I’ve made this point many times before, but there is a very simple relationship that seems to be utterly ignored by our political betters: the government deficit equals the trade deficit plus net private savings. But don’t believe me, listen to Martin Wolf, a for realz economist (boldface mine):
If the government wishes to cut its deficits, other sectors must save less. The questions are which and how. What the government has not admitted is that the only actors able to save less now are corporations. The government’s – not surprisingly, unstated – policy is to demolish corporate profits.
Net lending – the difference between savings and investment – of all sectors of an economy must add up to zero. If the government is running a huge financial deficit – that is, spending vastly more than its revenue – then other sectors must be spending much less than their income. And so, indeed, they are….
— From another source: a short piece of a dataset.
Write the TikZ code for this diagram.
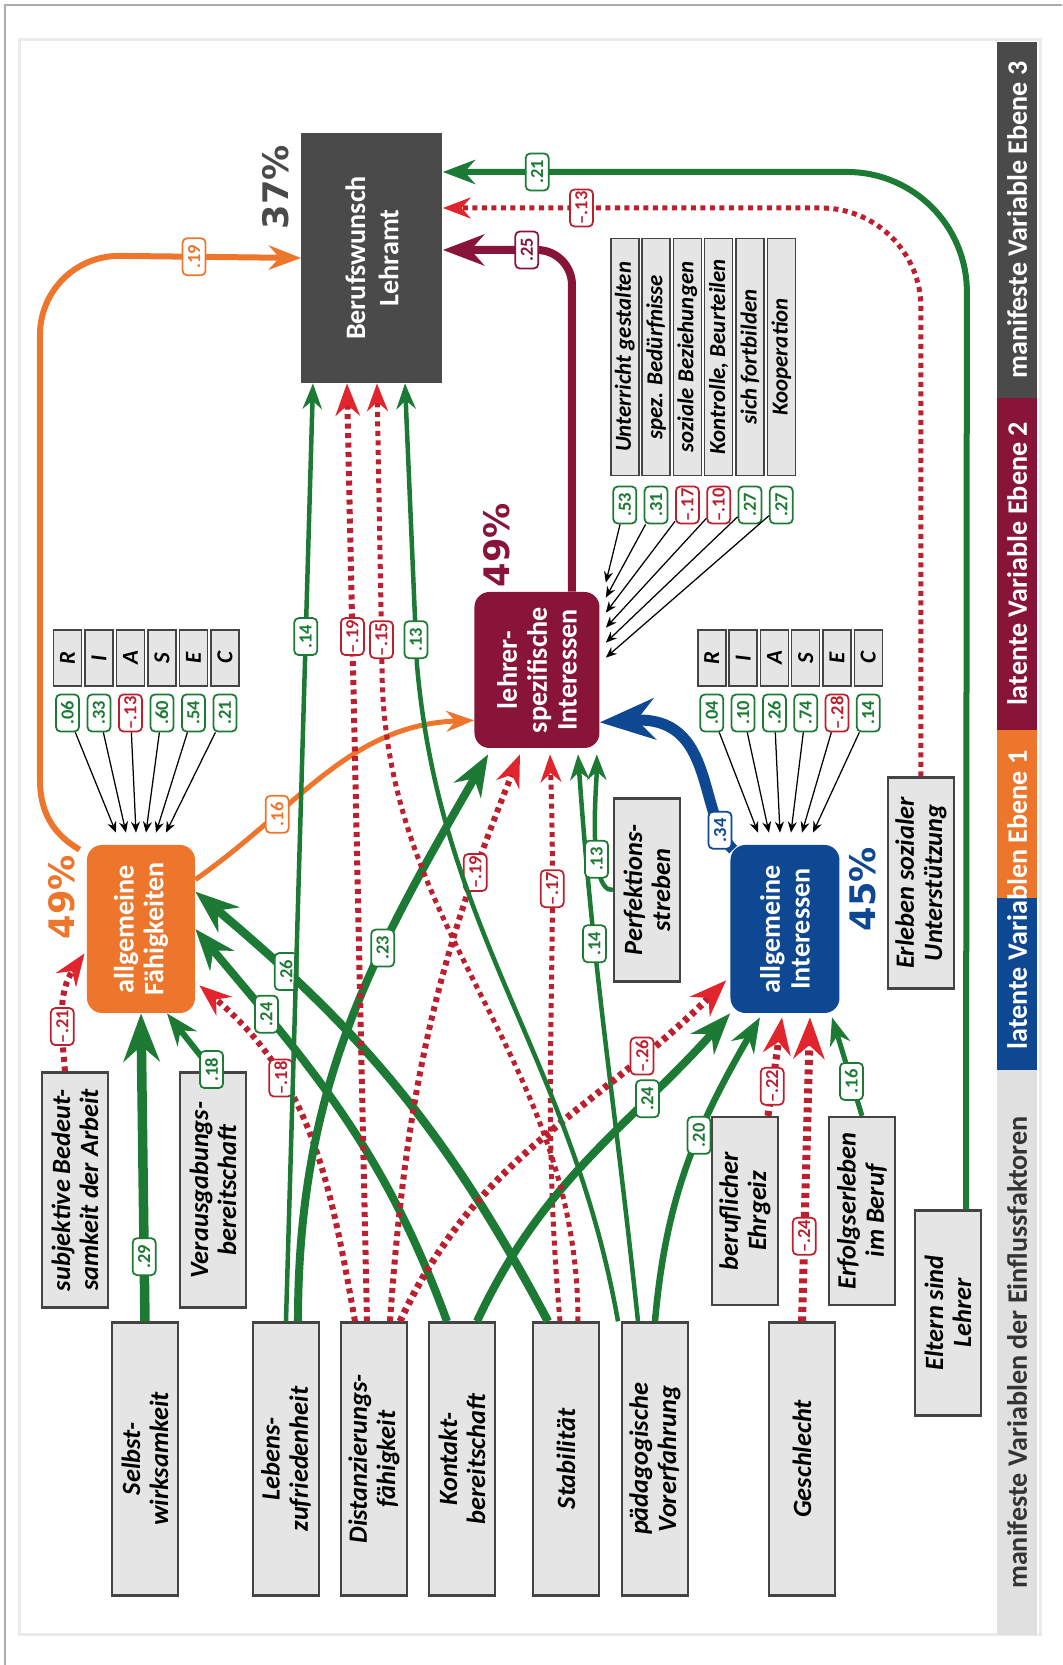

In order to reduce huge government deficits, surpluses must fall elsewhere. But one should want that adjustment to occur via higher spending rather than via a collapse of the economy into a deeper slump.
…In Thursday’s second estimate for the third quarter, net exports made a negative contribution to growth. The household surplus is also quite low, particularly given the huge debt overhang. The government cannot wish that surplus to disappear, to offset fiscal tightening. That leaves corporations: if the public sector is to slash its deficits, corporations must also slash their huge surpluses.
In the U.K.:
In the second quarter of 2011, the government ran a financial deficit of 9.3 per cent of gross domestic product. Counterpart surpluses were 1.6 per cent of GDP for foreigners (the inverse of the current account deficit), 1.7 per cent of GDP for households and as much as 6.4 per cent of GDP for corporations.
In the U.S.:
The U.S. picture is similar: in the third quarter of 2011, the deficit of government was 9.1 per cent of GDP. Offsetting surpluses were 3.3 per cent of GDP for foreigners, 2.2 per cent of GDP for households, and 3.7 per cent of GDP for business.
This stuff really isn’t that hard, although there are a lot of people (about one percent) with a vested interest in doing so.